What you have to do: Skip the pictures. Transcribe the rest of the data below without changing a word.

*** Data provided ***

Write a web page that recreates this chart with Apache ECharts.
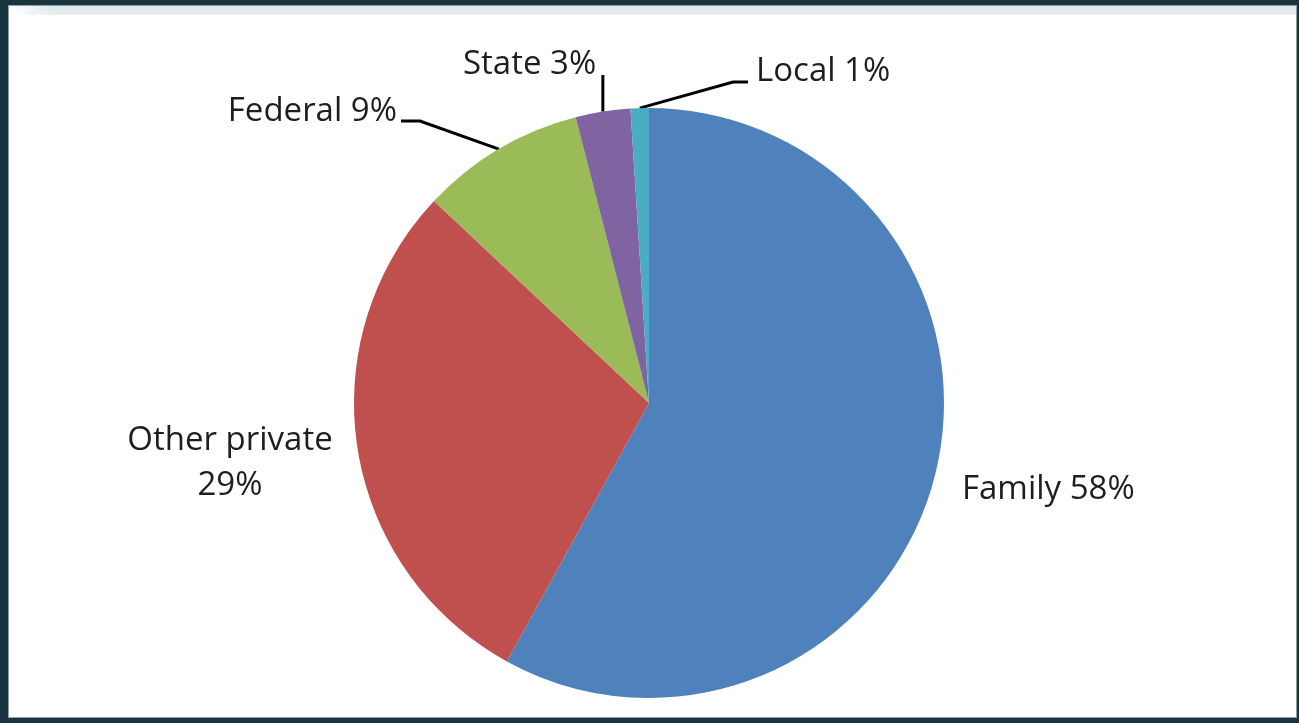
<!DOCTYPE html>
<html>
<head>
<meta charset="utf-8">
<script src="https://cdn.jsdelivr.net/npm/echarts@6/dist/echarts.min.js"></script>
<style>
  html, body { margin: 0; padding: 0; width: 1299px; height: 723px; overflow: hidden; background: #18353f; }
  #panel { position: absolute; left: 8px; top: 5px; width: 1287px; height: 711px; background: #fff; border: 1px solid #8f9ea4; }
  #band { position: absolute; left: 9px; top: 6px; width: 1287px; height: 9px;
          background: linear-gradient(to right, #fff 0, rgba(255,255,255,0) 45px), linear-gradient(#dbe5e8, #eaf0f1); }
  #chart { position: absolute; left: 0; top: 0; width: 1299px; height: 723px; }
</style>
</head>
<body>
<div id="panel"></div>
<div id="band"></div>
<div id="chart"></div>
<script>
// Sources of funding, share of total (%)
const categories = ['Family', 'Other private', 'Federal', 'State', 'Local'];
const shares = [58, 29, 9, 3, 1];
const sliceColors = ['#4f81bd', '#c0504d', '#9bbb59', '#8064a2', '#4bacc6'];

// Pie geometry (pixels)
const CX = 649, CY = 403, R = 295;

// Where each label sits and how its leader line bends
const labelPlacement = [
  { x: 962, y: 490, align: 'left' },
  { x: 230, y: 463, align: 'center' },
  { x: 397, y: 112, align: 'right', bend: [420, 121], end: [401, 121] },
  { x: 463, y: 65, align: 'left', vertTo: 75 },
  { x: 756, y: 72, align: 'left', bend: [733, 82], end: [748, 82] }
];

const total = shares.reduce((a, b) => a + b, 0);
function edgePoint(i) {
  const before = shares.slice(0, i).reduce((a, b) => a + b, 0);
  const ang = (before + shares[i] / 2) / total * 2 * Math.PI;
  return [CX + R * Math.sin(ang), CY - R * Math.cos(ang)];
}

const chart = echarts.init(document.getElementById('chart'), null, { renderer: 'canvas' });
chart.setOption({
  animation: false,
  backgroundColor: 'transparent',
  series: [{
    type: 'pie',
    center: [CX, CY],
    radius: R,
    startAngle: 90,
    clockwise: true,
    avoidLabelOverlap: false,
    silent: true,
    itemStyle: { borderWidth: 0 },
    label: {
      show: true,
      position: 'outside',
      color: '#1e1e1e',
      fontFamily: 'Open Sans',
      fontSize: 33,
      lineHeight: 45,
      formatter: p => p.dataIndex === 1 ? p.name + '\n' + p.value + '%' : p.name + ' ' + p.value + '%'
    },
    labelLine: { show: true, smooth: false, lineStyle: { color: '#000', width: 3 } },
    data: categories.map((name, i) => ({
      name: name,
      value: shares[i],
      itemStyle: { color: sliceColors[i] },
      labelLine: { show: i >= 2 }
    })),
    labelLayout: function (params) {
      const i = params.dataIndex;
      const pl = labelPlacement[i];
      const out = { x: pl.x, y: pl.y, align: pl.align, verticalAlign: 'middle' };
      const start = edgePoint(i);
      if (pl.bend) {
        out.labelLinePoints = [start, pl.bend, pl.end];
      } else if (pl.vertTo != null) {
        out.labelLinePoints = [start, [start[0], (start[1] + pl.vertTo) / 2], [start[0], pl.vertTo]];
      }
      return out;
    }
  }]
});
</script>
</body>
</html>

***

Result of this exercise:
Write a web page that recreates this chart with Apache ECharts.
<!DOCTYPE html>
<html>
<head>
<meta charset="utf-8">
<script src="https://cdn.jsdelivr.net/npm/echarts@6/dist/echarts.min.js"></script>
<style>
  html, body { margin: 0; padding: 0; width: 1299px; height: 723px; overflow: hidden; background: #18353f; }
  #panel { position: absolute; left: 8px; top: 5px; width: 1287px; height: 711px; background: #fff; border: 1px solid #8f9ea4; }
  #band { position: absolute; left: 9px; top: 6px; width: 1287px; height: 9px;
          background: linear-gradient(to right, #fff 0, rgba(255,255,255,0) 45px), linear-gradient(#dbe5e8, #eaf0f1); }
  #chart { position: absolute; left: 0; top: 0; width: 1299px; height: 723px; }
</style>
</head>
<body>
<div id="panel"></div>
<div id="band"></div>
<div id="chart"></div>
<script>
// Sources of funding, share of total (%)
const categories = ['Family', 'Other private', 'Federal', 'State', 'Local'];
const shares = [58, 29, 9, 3, 1];
const sliceColors = ['#4f81bd', '#c0504d', '#9bbb59', '#8064a2', '#4bacc6'];

// Pie geometry (pixels)
const CX = 649, CY = 403, R = 295;

// Where each label sits and how its leader line bends
const labelPlacement = [
  { x: 962, y: 490, align: 'left' },
  { x: 230, y: 463, align: 'center' },
  { x: 397, y: 112, align: 'right', bend: [420, 121], end: [401, 121] },
  { x: 463, y: 65, align: 'left', vertTo: 75 },
  { x: 756, y: 72, align: 'left', bend: [733, 82], end: [748, 82] }
];

const total = shares.reduce((a, b) => a + b, 0);
function edgePoint(i) {
  const before = shares.slice(0, i).reduce((a, b) => a + b, 0);
  const ang = (before + shares[i] / 2) / total * 2 * Math.PI;
  return [CX + R * Math.sin(ang), CY - R * Math.cos(ang)];
}

const chart = echarts.init(document.getElementById('chart'), null, { renderer: 'canvas' });
chart.setOption({
  animation: false,
  backgroundColor: 'transparent',
  series: [{
    type: 'pie',
    center: [CX, CY],
    radius: R,
    startAngle: 90,
    clockwise: true,
    avoidLabelOverlap: false,
    silent: true,
    itemStyle: { borderWidth: 0 },
    label: {
      show: true,
      position: 'outside',
      color: '#1e1e1e',
      fontFamily: 'Open Sans',
      fontSize: 33,
      lineHeight: 45,
      formatter: p => p.dataIndex === 1 ? p.name + '\n' + p.value + '%' : p.name + ' ' + p.value + '%'
    },
    labelLine: { show: true, smooth: false, lineStyle: { color: '#000', width: 3 } },
    data: categories.map((name, i) => ({
      name: name,
      value: shares[i],
      itemStyle: { color: sliceColors[i] },
      labelLine: { show: i >= 2 }
    })),
    labelLayout: function (params) {
      const i = params.dataIndex;
      const pl = labelPlacement[i];
      const out = { x: pl.x, y: pl.y, align: pl.align, verticalAlign: 'middle' };
      const start = edgePoint(i);
      if (pl.bend) {
        out.labelLinePoints = [start, pl.bend, pl.end];
      } else if (pl.vertTo != null) {
        out.labelLinePoints = [start, [start[0], (start[1] + pl.vertTo) / 2], [start[0], pl.vertTo]];
      }
      return out;
    }
  }]
});
</script>
</body>
</html>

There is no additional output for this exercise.